‘A Glitch in the Matrix’ Director Was Skeptical About Simulation Theory Until He Started Doing Research

At the IndieWire Sundance Studio, presented by Adobe, Ascher said the idea that we are living in a simulation isn't that crazy.
'A Glitch in the Matrix' Director Rodney Ascher on Simulation Theory
"A Glitch in the Matrix"

For the uninitiated, it sounds like the mutterings of a tinfoil hat-wearing participant of a conspiracy convention: the theory that humanity and the rest of reality, as we know it, are actually part of a giant simulation akin to a cosmic video game. Rodney Ascher, who tackles the idea in his Sundance documentary “A Glitch in the Matrix,” said he was doubtful that the idea held any water — until he started doing research.

“I was first fairly skeptical. Then as I started reading up on the science of it,” he said in an interview at the Sundance studio, presented by Adobe. “Folks mentioning that quantum physics and quantum entanglements could be evidence of it. And there were Silicon Valley geniuses who were working on trying to break free of the simulation or find the code.

“I was never really able to understand the bleeding edge of that, but it did leave me with a conviction that people who were smarter than me took it seriously. So that, OK, it could be plausible, in its way.”

“A Glitch in the Matrix,” like its creator, is somewhat agnostic to the idea. But using the writings and speeches of sci-fi writer Philip K. Dick, archival interviews with Elon Musk, the work of Plato and René Descartes, and new interviews with everyday people who believe in the theory, Ascher’s documentary makes such a seemingly untenable concept a little more digestible.

The movie premiered in Sundance’s Midnight section. Magnolia will release it in the US on February 5.

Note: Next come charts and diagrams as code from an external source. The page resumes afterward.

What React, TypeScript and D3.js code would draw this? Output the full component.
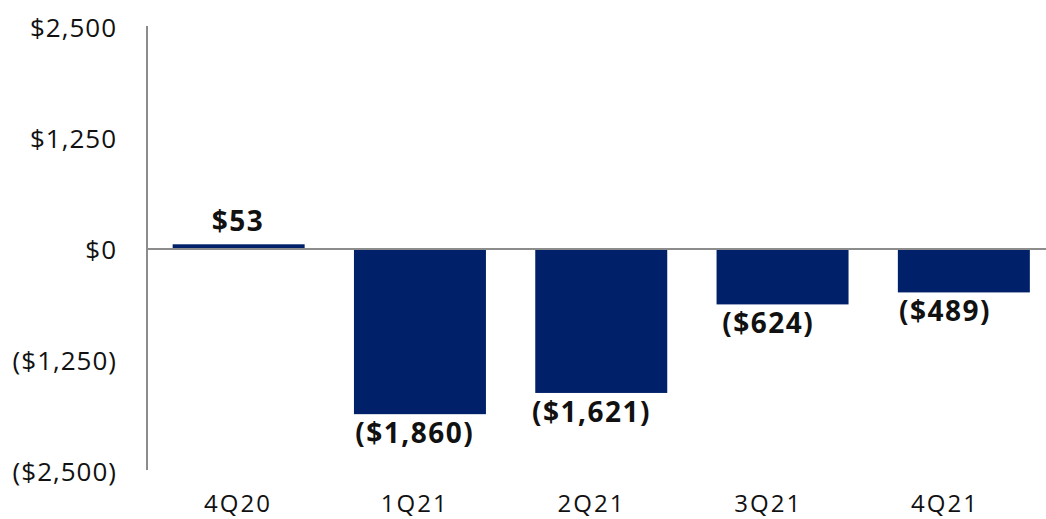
import React from "react";
import * as d3 from "d3";

const categories = ["4Q20", "1Q21", "2Q21", "3Q21", "4Q21"];
const values = [53, -1860, -1621, -624, -489];
const valueLabels = ["$53", "($1,860)", "($1,621)", "($624)", "($489)"];
const tickValues = [2500, 1250, 0, -1250, -2500];
const tickLabels = ["$2,500", "$1,250", "$0", "($1,250)", "($2,500)"];

const W = 1046;
const H = 519;
const FONT = "'Open Sans', 'Noto Sans', sans-serif";
const BAR = "#002169";
const AXIS = "#8c8c8c";

export default function App() {
  const y = d3.scaleLinear().domain([-2500, 2500]).range([471, 27]);
  const x = d3
    .scaleBand<string>()
    .domain(categories)
    .range([148, 1054.5])
    .paddingInner(0.272)
    .paddingOuter(0.136);
  const lx = d3.scalePoint<string>().domain(categories).range([237, 944]);
  const axisX = 147;

  return (
    <svg
      width={W}
      height={H}
      style={{ position: "absolute", left: 0, top: 0, background: "#fff" }}
    >
      <rect x={0} y={0} width={W} height={H} fill="#fff" />
      {categories.map((c, i) => {
        const v = values[i];
        const top = v >= 0 ? y(v) : y(0) + 1;
        const h = v >= 0 ? y(0) - y(v) : y(v) - y(0) - 1;
        return <rect key={c} x={x(c)} y={top} width={x.bandwidth()} height={h} fill={BAR} />;
      })}
      <line x1={axisX} x2={W} y1={y(0)} y2={y(0)} stroke={AXIS} strokeWidth={2} />
      <line x1={axisX} x2={axisX} y1={26} y2={470} stroke={AXIS} strokeWidth={2} />
      {tickValues.map((t, i) => (
        <text
          key={t}
          x={117}
          y={y(t) + 9.5}
          textAnchor="end"
          fontFamily={FONT}
          fontSize={26}
          letterSpacing={1}
          fill="#111"
        >
          {tickLabels[i]}
        </text>
      ))}
      {categories.map((c) => (
        <text
          key={c}
          x={lx(c) + 1}
          y={512}
          textAnchor="middle"
          fontFamily={FONT}
          fontSize={24}
          letterSpacing={2}
          fill="#111"
        >
          {c}
        </text>
      ))}
      {categories.map((c, i) => {
        const v = values[i];
        const yy = v >= 0 ? y(v) - 13 : y(v) + 29;
        return (
          <text
            key={c}
            x={lx(c) + 1}
            y={yy}
            textAnchor="middle"
            fontFamily={FONT}
            fontSize={28}
            letterSpacing={1.5}
            fontWeight="bold"
            fill="#111"
          >
            {valueLabels[i]}
          </text>
        );
      })}
    </svg>
  );
}
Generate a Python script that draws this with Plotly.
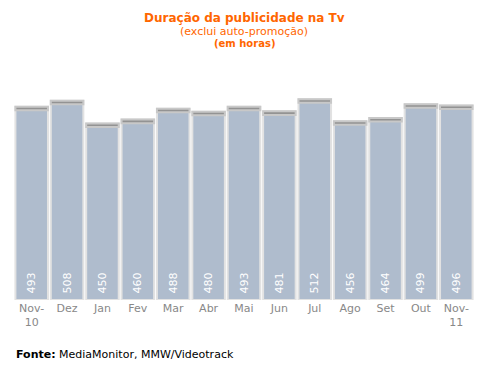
import plotly.graph_objects as go

months = ["Nov-<br>10", "Dez", "Jan", "Fev", "Mar", "Abr", "Mai", "Jun", "Jul", "Ago", "Set", "Out", "Nov-<br>11"]
hours = [493, 508, 450, 460, 488, 480, 493, 481, 512, 456, 464, 499, 496]
cap = 9

fig = go.Figure()
fig.add_trace(go.Bar(
    x=months, y=hours,
    marker=dict(color="#AFBCCD", line=dict(color="#E2E2E2", width=2)),
    text=[" " + str(v) for v in hours], textposition="inside", insidetextanchor="start",
    textangle=-90, textfont=dict(color="white", size=11, family="DejaVu Sans"),
    hoverinfo="skip",
))
fig.add_trace(go.Bar(
    x=months, y=[cap] * len(hours), base=[v - cap for v in hours],
    marker=dict(color="#939393", line=dict(color="#C8C8C8", width=2)),
    hoverinfo="skip",
))
fig.update_layout(
    width=493, height=371, barmode="overlay", bargap=0.08, showlegend=False,
    plot_bgcolor="white", paper_bgcolor="white",
    margin=dict(l=14, r=19, t=60, b=71),
    xaxis=dict(showline=False, showgrid=False, ticks="", tickfont=dict(color="#888888", size=11, family="DejaVu Sans")),
    yaxis=dict(range=[0, 612], visible=False),
    font=dict(family="DejaVu Sans"),
)
fig.add_annotation(text="<b>Duração da publicidade na Tv</b>", x=0.5, y=1.175, xref="paper", yref="paper",
                   yanchor="middle", showarrow=False, font=dict(color="#FF6600", size=12))
fig.add_annotation(text="(exclui auto-promoção)", x=0.5, y=1.117, xref="paper", yref="paper",
                   yanchor="middle", showarrow=False, font=dict(color="#FF6600", size=11))
fig.add_annotation(text="<b>(em horas)</b>", x=0.5, y=1.067, xref="paper", yref="paper",
                   yanchor="middle", showarrow=False, font=dict(color="#FF6600", size=10))
fig.add_annotation(text="<b>Fonte:</b> MediaMonitor, MMW/Videotrack", x=0.0, xref="paper", xanchor="left",
                   yref="paper", y=-0.229, yanchor="middle", showarrow=False, font=dict(color="black", size=11))
fig.write_html("out.html", config={"displayModeBar": False}, post_script="document.body.style.margin='0';")
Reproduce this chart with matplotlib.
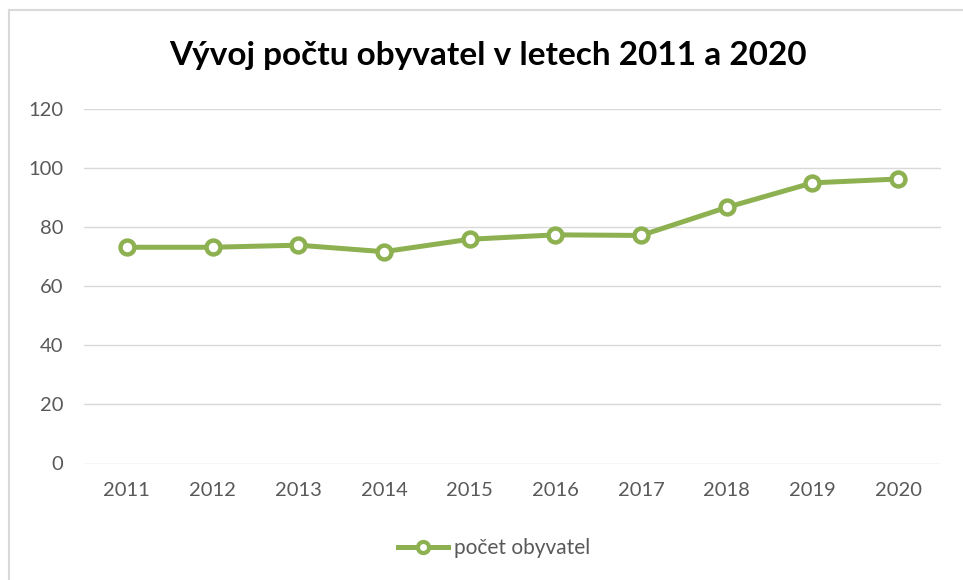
import matplotlib.pyplot as plt
from matplotlib.lines import Line2D

# values
years = ['2011', '2012', '2013', '2014', '2015', '2016', '2017', '2018', '2019', '2020']
obyvatel = [73.2, 73.2, 73.9, 71.7, 75.9, 77.4, 77.2, 86.7, 95.0, 96.3]
y_ticks = [0, 20, 40, 60, 80, 100, 120]

green = '#8db151'
grey_text = '#595959'

plt.rcParams['font.family'] = ['Lato', 'DejaVu Sans']

fig = plt.figure(figsize=(9.63, 5.8), dpi=100, facecolor='white')
ax = fig.add_axes([84 / 963, 1 - 463.5 / 580, (941 - 84) / 963, (463.5 - 109) / 580])

x = list(range(len(years)))
ax.plot(x, obyvatel, color=green, linewidth=3.6, marker='o', markersize=10,
        markerfacecolor='white', markeredgecolor=green, markeredgewidth=3.2,
        label='počet obyvatel', solid_joinstyle='round', zorder=3)

ax.set_xlim(-0.5, len(years) - 0.5)
ax.set_ylim(0, 120)
ax.set_yticks(y_ticks)
ax.set_xticks(x)
ax.set_xticklabels(years)
ax.grid(axis='y', color='#d9d9d9', linewidth=1)
ax.set_axisbelow(True)
for s in ax.spines.values():
    s.set_visible(False)
ax.tick_params(length=0, labelsize=14.5, colors=grey_text)
ax.tick_params(axis='y', pad=15)
ax.tick_params(axis='x', pad=13)

fig.text(488 / 963, 1 - 55 / 580, 'Vývoj počtu obyvatel v letech 2011 a 2020',
         ha='center', va='center', fontsize=24, fontweight='bold', color='black')

leg = fig.legend(handles=[Line2D([0], [0], color=green, linewidth=3.6, marker='o', markersize=8,
                                 markerfacecolor='white', markeredgecolor=green,
                                 markeredgewidth=3)],
                 labels=['počet obyvatel'], loc='center', bbox_to_anchor=(494 / 963, 1 - 548 / 580),
                 frameon=False, fontsize=15, handlelength=2.4, handletextpad=0.3)
for t in leg.get_texts():
    t.set_color(grey_text)

# light border of the chart area (top and left edges visible)
fig.add_artist(Line2D([9 / 963, 1], [1 - 10 / 580, 1 - 10 / 580], color='#d9d9d9', linewidth=1.5))
fig.add_artist(Line2D([9 / 963, 9 / 963], [0, 1 - 10 / 580], color='#d9d9d9', linewidth=1.5))

fig.savefig('out.png', dpi=100, facecolor='white')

Ascher said he got the idea for the film from one of the interview subjects of his 2015 sleep paralysis documentary “The Nightmare.”

“I frankly wasn’t familiar with simulation theory and it took me a little while to understand what he was talking about it,” Ascher said. “I can see the idea getting momentum. If you’ve seen anything I’ve done, you know I’m fascinated by the intersection of fact and fiction. Ideas that seem like they’re from a horror movie, from science fiction, from a place of pure speculative fiction, that bleed into our real life.”